Al Zoroastro del Renacimiento se le atribuyeron los ‘Oráculos Caldeos’. En realidad fueron escritos por Juliano “el Teurgo”, hijo de Juliano el “Caldeo”, contemporáneo de Marco Aurelio.
Al Orfeo renacentista se le atribuyen los ‘Himnos Órficos’. Junto a doctrinas que se remontan al orfismo originario, contienen doctrinas estoicas y doctrinas provenientes del ambiente filosófico y teológico alejandrino.
Estos autores y sus producciones fueron tenidos por auténticos por muchos humanistas-renacentistas, pero no cabe duda de que cometieron un gigantesco error histórico que afectó en no pequeño grado a sus teorías.
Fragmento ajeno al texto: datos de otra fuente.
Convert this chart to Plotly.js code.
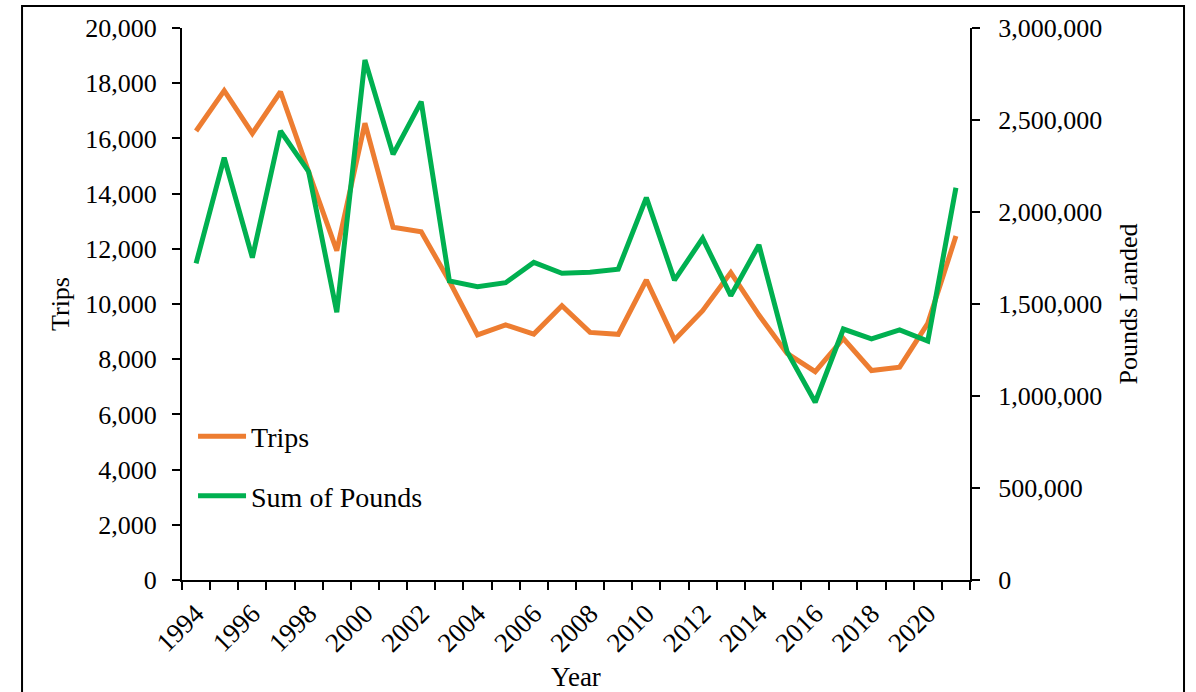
<!DOCTYPE html>
<html>
<head>
<meta charset="utf-8">
<script src="https://cdn.plot.ly/plotly-3.0.1.min.js"></script>
<style>
  html, body { margin: 0; padding: 0; background: #ffffff; }
  #chart { width: 1196px; height: 692px; }
</style>
</head>
<body>
<div id="chart"></div>
<script>
const years = [1994, 1995, 1996, 1997, 1998, 1999, 2000, 2001, 2002, 2003, 2004, 2005, 2006, 2007,
               2008, 2009, 2010, 2011, 2012, 2013, 2014, 2015, 2016, 2017, 2018, 2019, 2020, 2021];
const trips = [16270, 17730, 16180, 17690, 14790, 11930, 16550, 12780, 12620, 10830, 8880, 9240, 8910, 9940,
               8970, 8900, 10870, 8700, 9760, 11140, 9600, 8210, 7550, 8750, 7590, 7710, 9300, 12460];
const pounds = [1721000, 2295000, 1752000, 2440000, 2219000, 1455000, 2826000, 2313000, 2600000, 1625000,
                1594000, 1616000, 1726000, 1667000, 1672000, 1689000, 2078000, 1630000, 1857000, 1545000,
                1821000, 1241000, 966000, 1364000, 1310000, 1359000, 1299000, 2132000];
const yearTickLabels = ["1994", "1996", "1998", "2000", "2002", "2004", "2006", "2008", "2010", "2012",
                        "2014", "2016", "2018", "2020"];
const tripsTicks = [0, 2000, 4000, 6000, 8000, 10000, 12000, 14000, 16000, 18000, 20000];
const poundsTicks = [0, 500000, 1000000, 1500000, 2000000, 2500000, 3000000];
const seriesNames = ["Trips", "Sum of Pounds"];
const seriesColors = ["#ED7D31", "#00B050"];

const FONT = "Liberation Serif, Times New Roman, serif";
const yearTickVals = yearTickLabels.map(Number);
const bandEdges = years.map(y => y - 0.5).concat([years[years.length - 1] + 0.5]);

const traces = [
  {
    x: years, y: trips, name: seriesNames[0], type: "scatter", mode: "lines",
    line: { color: seriesColors[0], width: 5 }, yaxis: "y", legendgroup: "a"
  },
  {
    x: years, y: pounds, name: seriesNames[1], type: "scatter", mode: "lines",
    line: { color: seriesColors[1], width: 5 }, yaxis: "y2", legendgroup: "b"
  }
];

const layout = {
  width: 1196, height: 692,
  margin: { l: 182, r: 226, t: 28, b: 112, pad: 0 },
  paper_bgcolor: "#ffffff", plot_bgcolor: "#ffffff",
  font: { family: FONT, color: "#000000", size: 26 },
  showlegend: true,
  legend: {
    x: 0.014, y: 0.305, xanchor: "left", yanchor: "top",
    bgcolor: "rgba(0,0,0,0)", borderwidth: 0, itemwidth: 48,
    font: { family: FONT, size: 28, color: "#000000" },
    tracegroupgap: 20, traceorder: "grouped"
  },
  xaxis: {
    range: [bandEdges[0], bandEdges[bandEdges.length - 1]],
    tickmode: "array", tickvals: yearTickVals, ticktext: yearTickLabels,
    tickangle: -45, ticks: "", showgrid: false, zeroline: false,
    showline: true, linecolor: "#000000", linewidth: 2, ticklabelstandoff: 5,
    tickfont: { family: FONT, size: 27, color: "#000000" },
    minor: { tickmode: "array", tickvals: bandEdges, ticks: "outside", ticklen: 8, tickwidth: 2, tickcolor: "#000000", showgrid: false },
    title: { text: "Year", font: { family: FONT, size: 27, color: "#000000" }, standoff: 12 },
    fixedrange: true
  },
  yaxis: {
    range: [0, 20000], tickmode: "array", tickvals: tripsTicks, tickformat: ",d",
    ticks: "outside", ticklen: 8, tickwidth: 2, tickcolor: "#000000",
    showline: true, linecolor: "#000000", linewidth: 2,
    showgrid: false, zeroline: false, ticklabelstandoff: 10,
    tickfont: { family: FONT, size: 26, color: "#000000" },
    title: { text: "Trips", font: { family: FONT, size: 26, color: "#000000" }, standoff: 8 },
    fixedrange: true
  },
  yaxis2: {
    overlaying: "y", side: "right",
    range: [0, 3000000], tickmode: "array", tickvals: poundsTicks, tickformat: ",d",
    ticks: "outside", ticklen: 8, tickwidth: 2, tickcolor: "#000000",
    showline: true, linecolor: "#000000", linewidth: 2,
    showgrid: false, zeroline: false, ticklabelstandoff: 13,
    tickfont: { family: FONT, size: 26, color: "#000000" },
    title: { text: "Pounds Landed", font: { family: FONT, size: 26, color: "#000000" }, standoff: 18 },
    fixedrange: true
  },
  shapes: [
    {
      type: "rect", xref: "paper", yref: "paper",
      x0: -0.203, x1: 1.2716, y0: -0.23, y1: 1.04,
      line: { color: "#000000", width: 2 }, fillcolor: "rgba(0,0,0,0)", layer: "below"
    }
  ]
};

Plotly.newPlot("chart", traces, layout, { displayModeBar: false, staticPlot: true });
</script>
</body>
</html>
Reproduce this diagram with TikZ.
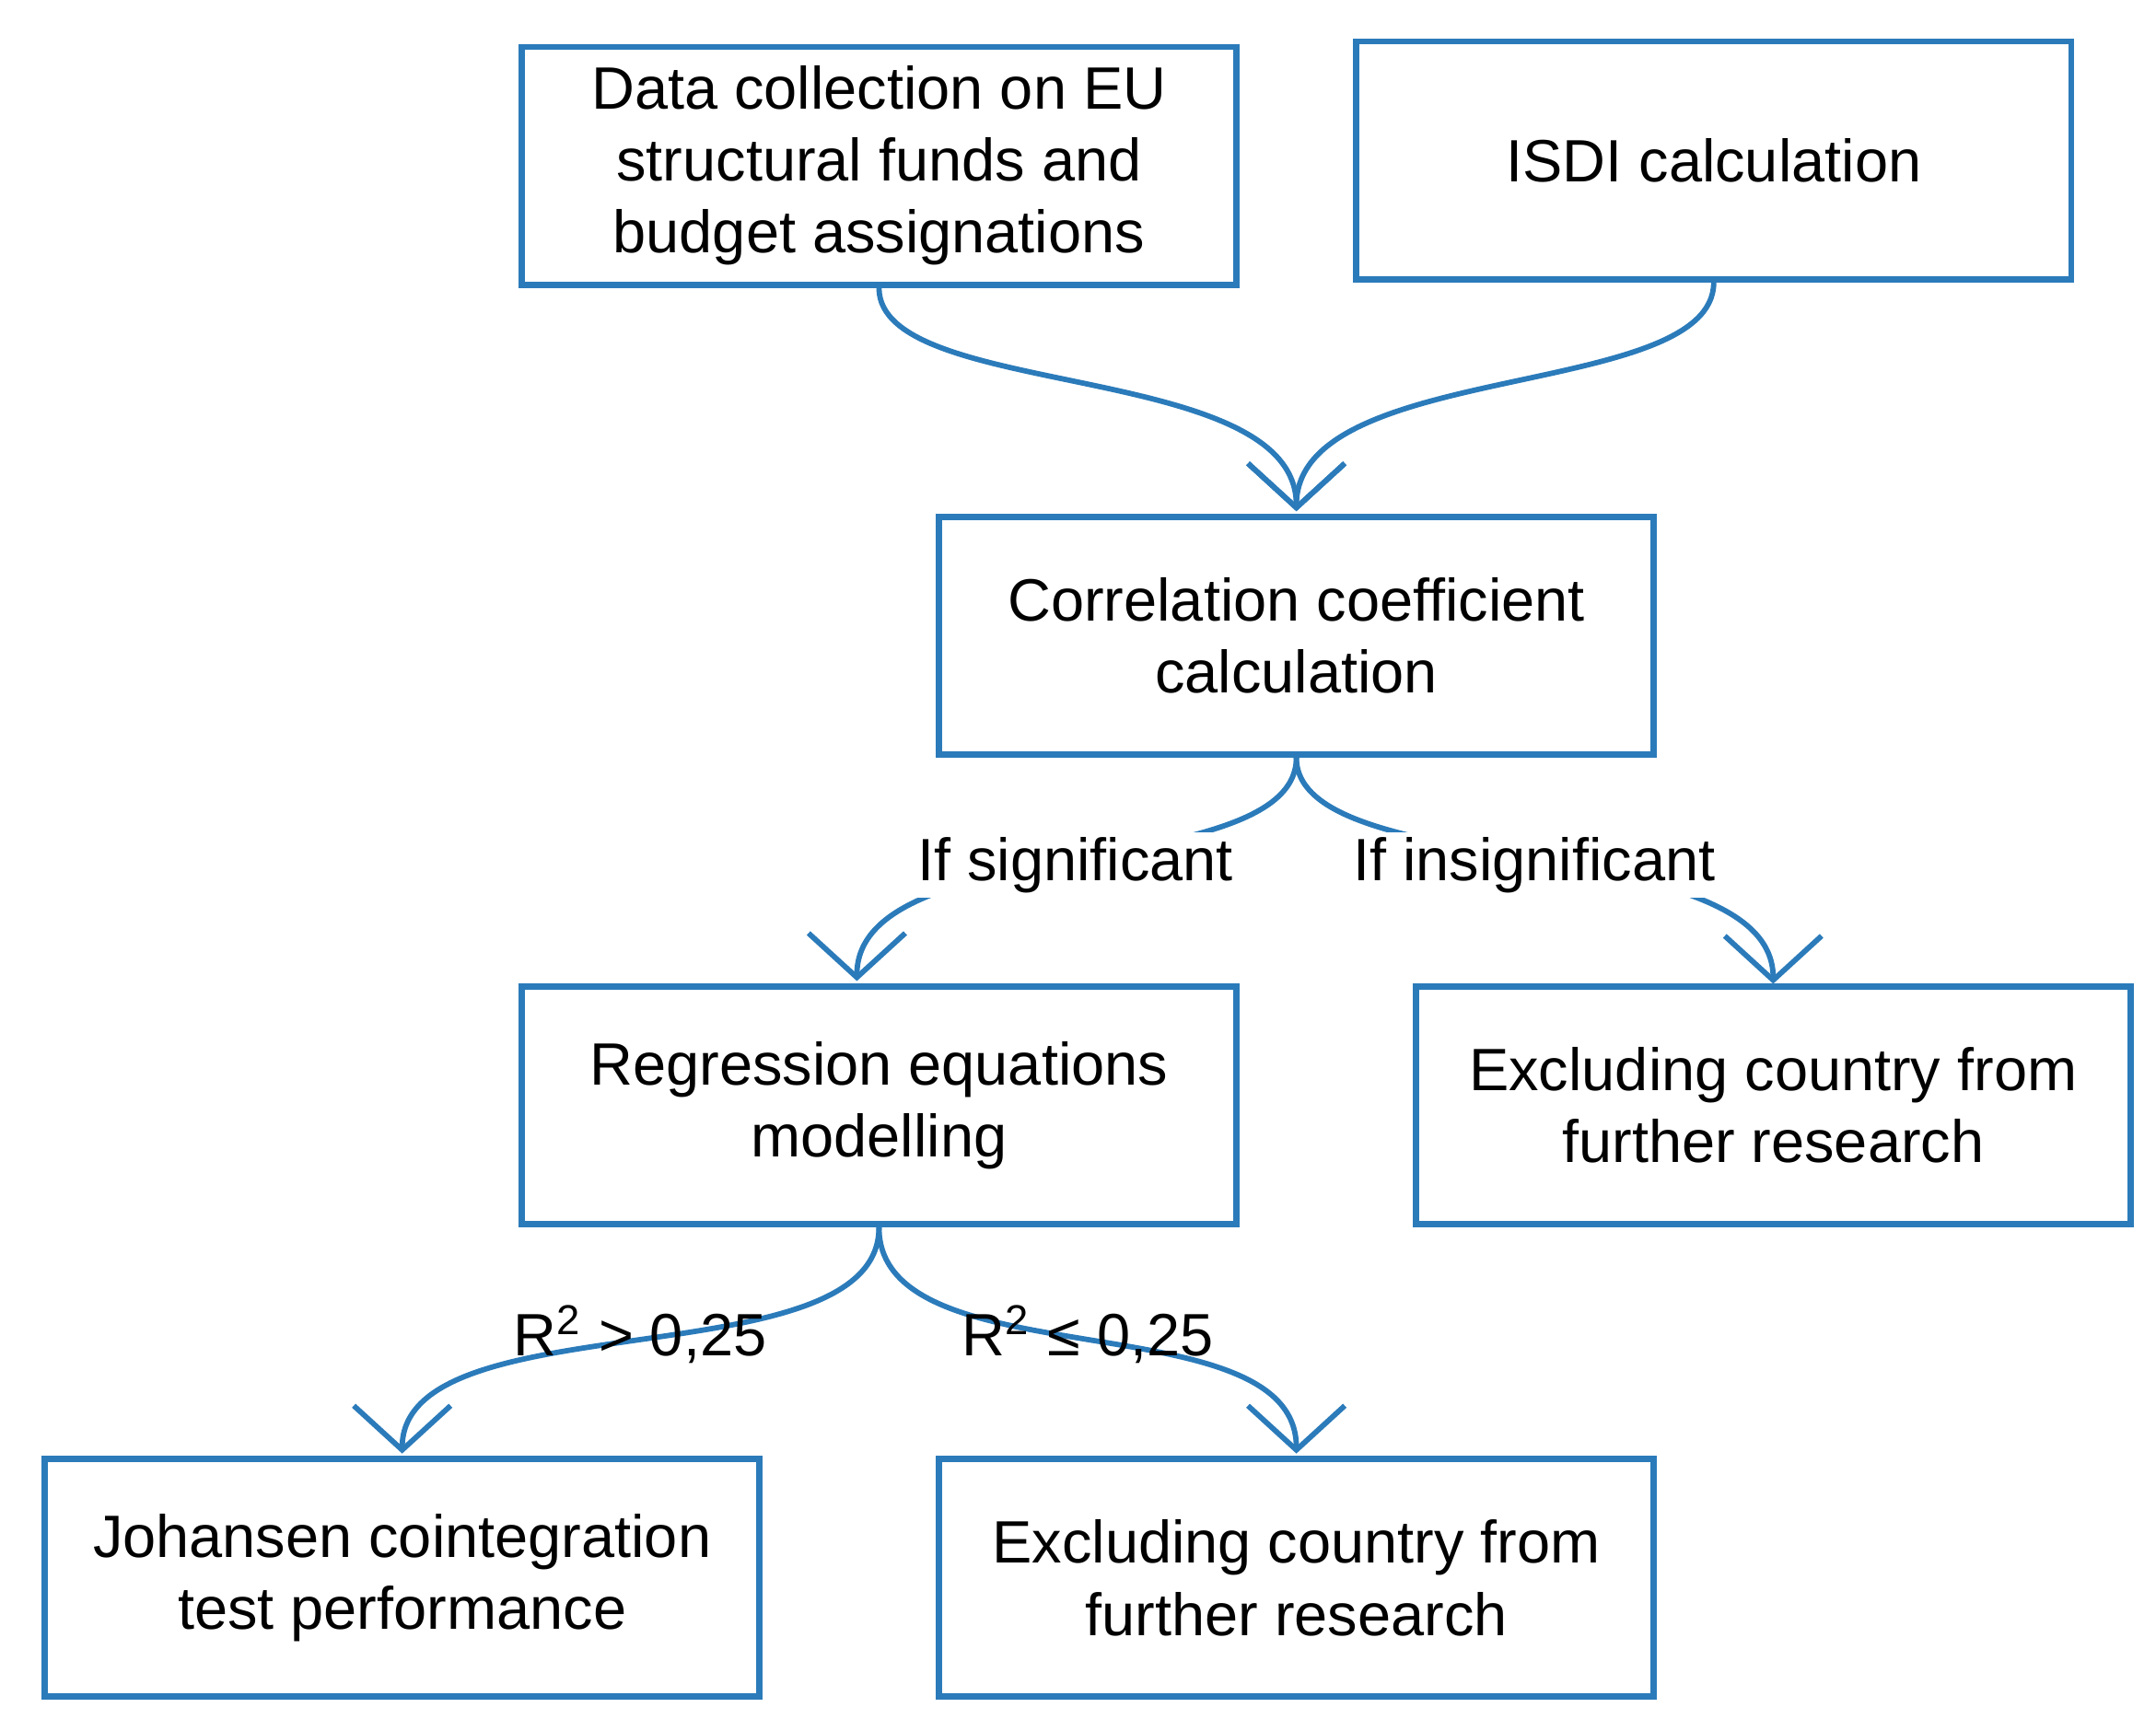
\documentclass[tikz,border=0pt]{standalone}
\usepackage{fontspec}
\setmainfont{Liberation Sans}
\usetikzlibrary{arrows.meta}
\definecolor{bl}{HTML}{2B7BBA}
\begin{document}
\begin{tikzpicture}[x=0.01cm,y=-0.01cm,
 box/.style={draw=bl,line width=1.3pt,minimum width=5.17cm,minimum height=1.72cm,align=center,inner sep=2pt,font=\fontsize{12.3}{14.8}\selectfont},
 con/.style={draw=bl,line width=1.1pt,-{Straight Barb[length=0.32cm,width=0.7cm,line width=1.1pt]}},
 lab/.style={font=\fontsize{12.3}{14.8}\selectfont,inner sep=1pt}]
\useasboundingbox (0,0) rectangle (1560,1244);
\node[box] (A) at (636,120) {Data collection on EU\\structural funds and\\budget assignations};
\node[box] (B) at (1240,116) {ISDI calculation};
\node[box] (C) at (938,460) {Correlation coefficient\\calculation};
\node[box] (D) at (636,800) {Regression equations\\modelling};
\node[box] (E) at (1283,800) {Excluding country from\\further research};
\node[box] (F) at (291,1142) {Johansen cointegration\\test performance};
\node[box] (G) at (938,1142) {Excluding country from\\further research};
\coordinate (t1) at (938,370);
\coordinate (t2) at (620,710);
\coordinate (t3) at (1283,712);
\coordinate (t4) at (291,1052);
\coordinate (t5) at (938,1052);
\draw[con] (A.south) .. controls (636,290) and (938,260) .. (t1);
\draw[con] (B.south) .. controls (1240,290) and (938,260) .. (t1);
\draw[con] (C.south) .. controls (938,640) and (620,600) .. (t2);
\draw[con] (C.south) .. controls (938,640) and (1283,600) .. (t3);
\node[lab,fill=white] (L1) at (778,626) {If significant};
\node[lab,fill=white] (L2) at (1110,626) {If insignificant};
\draw[con] (D.south) .. controls (636,1000) and (291,940) .. (t4);
\draw[con] (D.south) .. controls (636,1000) and (938,940) .. (t5);
\node[lab] (L3) at (463,966) {R\textsuperscript{2} > 0,25};
\node[lab] (L4) at (787,966) {R\textsuperscript{2} ≤ 0,25};
\end{tikzpicture}
\end{document}
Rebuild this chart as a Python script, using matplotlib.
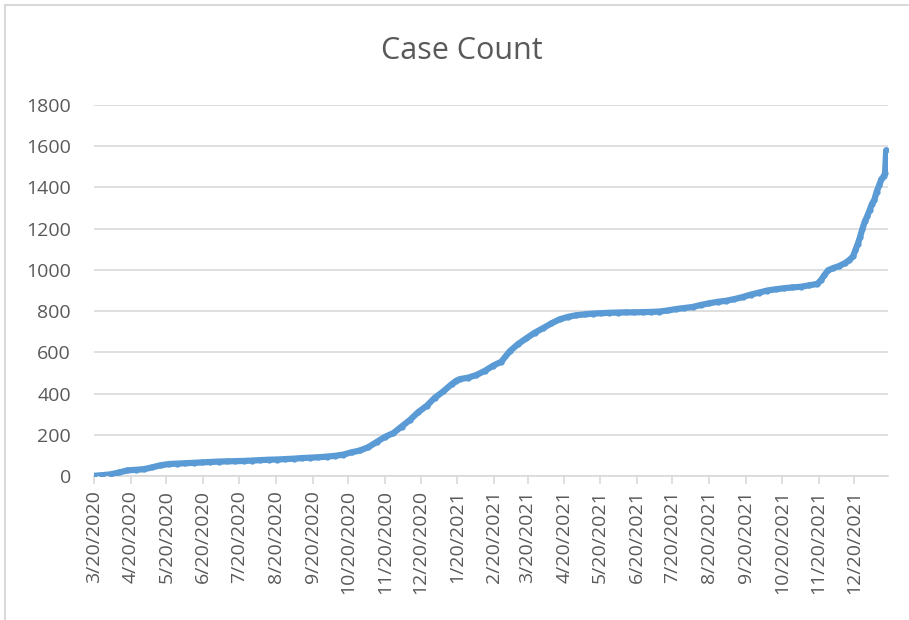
import numpy as np
import pandas as pd
import matplotlib.pyplot as plt
import matplotlib.dates as mdates
from matplotlib.lines import Line2D

# values (cumulative cases)
dates = ['2020-03-20', '2020-03-27', '2020-04-03', '2020-04-10', '2020-04-17', '2020-04-24',
         '2020-05-01', '2020-05-08', '2020-05-15', '2020-05-22', '2020-05-29', '2020-06-05',
         '2020-06-12', '2020-06-19', '2020-06-26', '2020-07-03', '2020-07-10', '2020-07-17',
         '2020-07-24', '2020-07-31', '2020-08-07', '2020-08-14', '2020-08-21', '2020-08-28',
         '2020-09-04', '2020-09-11', '2020-09-18', '2020-09-25', '2020-10-02', '2020-10-09',
         '2020-10-16', '2020-10-23', '2020-10-30', '2020-11-06', '2020-11-13', '2020-11-20',
         '2020-11-27', '2020-12-04', '2020-12-11', '2020-12-18', '2020-12-25', '2021-01-01',
         '2021-01-08', '2021-01-15', '2021-01-19', '2021-01-22', '2021-01-29', '2021-02-05',
         '2021-02-12', '2021-02-19', '2021-02-26', '2021-03-05', '2021-03-12', '2021-03-19',
         '2021-03-26', '2021-04-02', '2021-04-09', '2021-04-16', '2021-04-23', '2021-04-30',
         '2021-05-07', '2021-05-14', '2021-05-21', '2021-05-28', '2021-06-04', '2021-06-11',
         '2021-06-18', '2021-06-25', '2021-07-02', '2021-07-09', '2021-07-16', '2021-07-23',
         '2021-07-30', '2021-08-06', '2021-08-13', '2021-08-20', '2021-08-27', '2021-09-03',
         '2021-09-10', '2021-09-17', '2021-09-24', '2021-10-01', '2021-10-08', '2021-10-15',
         '2021-10-22', '2021-10-29', '2021-11-05', '2021-11-12', '2021-11-19', '2021-11-22',
         '2021-11-25', '2021-11-28', '2021-12-02', '2021-12-07', '2021-12-12', '2021-12-16',
         '2021-12-19', '2021-12-21', '2021-12-23', '2021-12-25', '2021-12-27', '2021-12-29',
         '2021-12-31', '2022-01-02', '2022-01-04', '2022-01-06', '2022-01-08', '2022-01-10',
         '2022-01-12', '2022-01-14', '2022-01-15', '2022-01-16']
cases = [1, 4, 8, 17, 27, 30,
         33, 42, 52, 58, 60, 62,
         64, 66, 68, 70, 71, 72,
         73, 75, 77, 79, 80, 82,
         84, 87, 89, 91, 94, 98,
         104, 115, 124, 140, 165, 190,
         208, 240, 272, 310, 340, 380,
         410, 445, 462, 470, 477, 490,
         510, 535, 555, 605, 640, 668,
         695, 717, 740, 760, 772, 780,
         784, 788, 790, 792, 793, 794,
         794, 795, 796, 798, 803, 810,
         815, 820, 830, 838, 845, 850,
         858, 868, 880, 890, 900, 906,
         911, 915, 918, 925, 932, 950,
         975, 998, 1008, 1018, 1032, 1048,
         1065, 1095, 1125, 1160, 1200, 1235,
         1260, 1290, 1320, 1340, 1380, 1410,
         1440, 1455, 1470, 1580]

title = 'Case Count'
x = pd.to_datetime(dates)

text_col = '#595959'
grid_col = '#D9D9D9'
line_col = '#5B9BD5'

plt.rcParams['font.family'] = ['Open Sans', 'DejaVu Sans']

fig = plt.figure(figsize=(9.09, 6.2), dpi=100)
ax = fig.add_axes([94 / 909, 1 - 476 / 620, (888 - 94) / 909, (476 - 105) / 620])

ax.plot(x, cases, color=line_col, lw=4.5, marker='o', ms=3.5,
        solid_capstyle='round', solid_joinstyle='round', zorder=3)

ax.set_ylim(0, 1800)
ax.set_yticks(np.arange(0, 1801, 200))
ax.set_xlim(x[0], x[-1] + pd.Timedelta(days=1.5))
ax.xaxis.set_major_locator(mdates.MonthLocator(bymonthday=20))
ax.xaxis.set_major_formatter(
    plt.FuncFormatter(lambda v, p: '{d.month}/{d.day}/{d.year}'.format(d=mdates.num2date(v))))

ax.grid(axis='y', color=grid_col, lw=1.2)
ax.set_axisbelow(True)
for s in ['left', 'right', 'top']:
    ax.spines[s].set_visible(False)
ax.spines['bottom'].set_color(grid_col)
ax.spines['bottom'].set_linewidth(1.2)

ax.tick_params(axis='y', length=0, labelsize=14, labelcolor=text_col, pad=16.5)
ax.tick_params(axis='x', length=6, width=1.2, color=grid_col, labelsize=14,
               labelcolor=text_col, labelrotation=90, pad=4)

fig.text(462 / 909, 1 - 51 / 620, title, ha='center', va='center',
         fontsize=22, color=text_col)

# chart area border (top and left edges visible)
fig.add_artist(Line2D([5 / 909, 1], [1 - 5 / 620, 1 - 5 / 620], color=grid_col, lw=1.5))
fig.add_artist(Line2D([5 / 909, 5 / 909], [0, 1 - 5 / 620], color=grid_col, lw=1.5))

fig.savefig('out.png', dpi=100)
Algo parecido podemos decir de la ‘Cábala’, a la que acudió Pico dela Mirándola para elaborar su pensamiento. La ‘Cabala’ es una doctrina mítica ligada a la teología hebrea, que se presenta como una revelación especial hecha por Dios a los judíos, con el fin de conocerlo mejor y de entender mejor la Biblia. Conjunta dos aspectos: uno teórico-doctrinal y otro práctico-mágico.
En realidad, la Cabala es de origen medieval y manifiesta influjos helenísticos (desde cierta perspectiva muestra analogías con los escritos herméticos, con los ‘Oráculos caldeos’ y con el Orfismo). No obstante, los fundadores de la Cábala afirmaron que se remontaba a la más antigua tradición judía.